On 03/02/11 23:00, Stephen Burke wrote:
> Testbed Support for GridPP member institutes
>> [mailto:[log in to unmask]] On Behalf Of Peter Grandi said:
>>> - Reason = Got a job held event,
>> reason: Globus error 21: the job manager failed to locate an
>> internal script argument file
>
> The closest I can see is this, it may be worth checking the causes listed here:
>
> http://goc.grid.sinica.edu.tw/gocwiki/Globus_error_22%3A_the_job_manager_failed_to_create_an_internal_script_argument_file
>
> Stephen
That's useful, thanks very much for that pointer, I could not find that page because I think it has a typo, or perhaps it is about a slightly different version of the sw, as the error number is different.
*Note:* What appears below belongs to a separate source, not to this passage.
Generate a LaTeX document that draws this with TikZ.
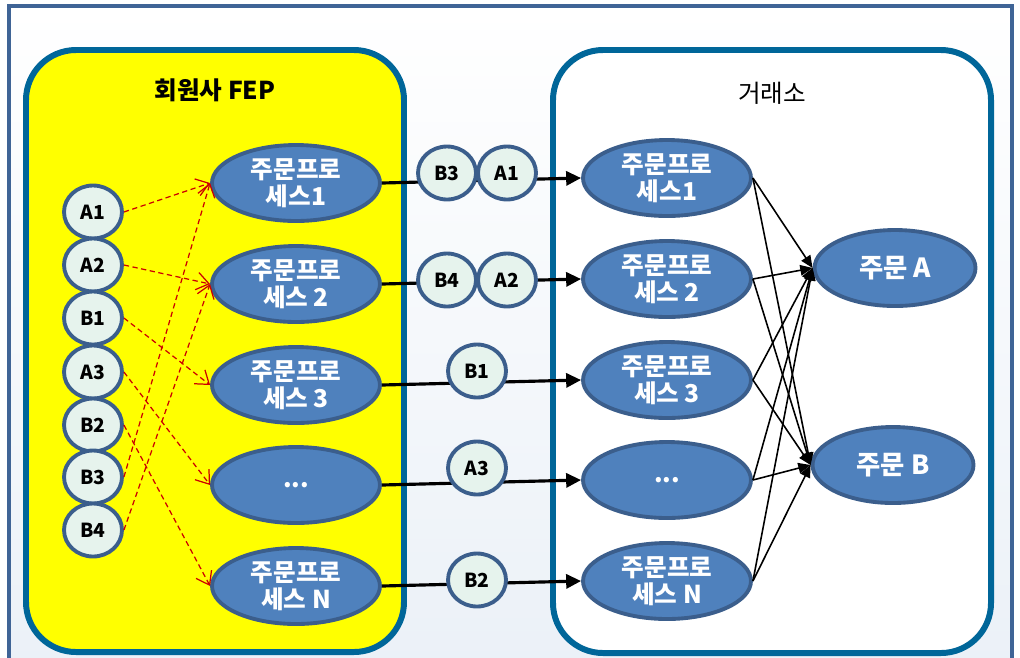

The suggestion to look at:
/var/log/cleanup-grid-accounts.log
has been useful because while the cleanup scripts get run, there are occasional errors in the log, and in particular for the user reporting the issue:
Cleaning up /home/pheno069
Cleaning up /home/pheno070
find: ./gram_job_mgr_23428.log: Input/output error
find: ./.lcgjm/pbsqueue.cache.proc.locked: Input/output error
d 0700 3 207070 207000 4096 Jul 22 2010 \
./.globus/job
./.globus/job: Directory not empty
Cleaning up /home/pheno071
This may be just a locked dir because there is an active job, but I feel that there are some filesystem problems here, and indeed there are corrupt directory entries in the home on CE02:
-rw-r--r-- 1 pheno070 pheno 16941 Jan 28 13:56 gram_job_mgr_16276.log
-rw-r--r-- 1 pheno070 pheno 16941 Jan 28 13:56 gram_job_mgr_16286.log
-rw-r--r-- 1 pheno070 pheno 15897 Jan 28 12:56 gram_job_mgr_15441.log
?--------- ? ? ? ? ? gram_job_mgr_23428.log
There is nothing like that on CE01 for that user, also the CE01 version of the home dir is a lot smaller and "cleaner". This may not the issue with "pheno" in general, but looks like a good explanation for some anomalies on that specific CE.
BTW the most likely cause for the corruption is some delays due to the CE01 and CE02 being VMs with a virtual disk on an NFS server and occasionally latency causes virtual IO errors. This is going to be fixed.
|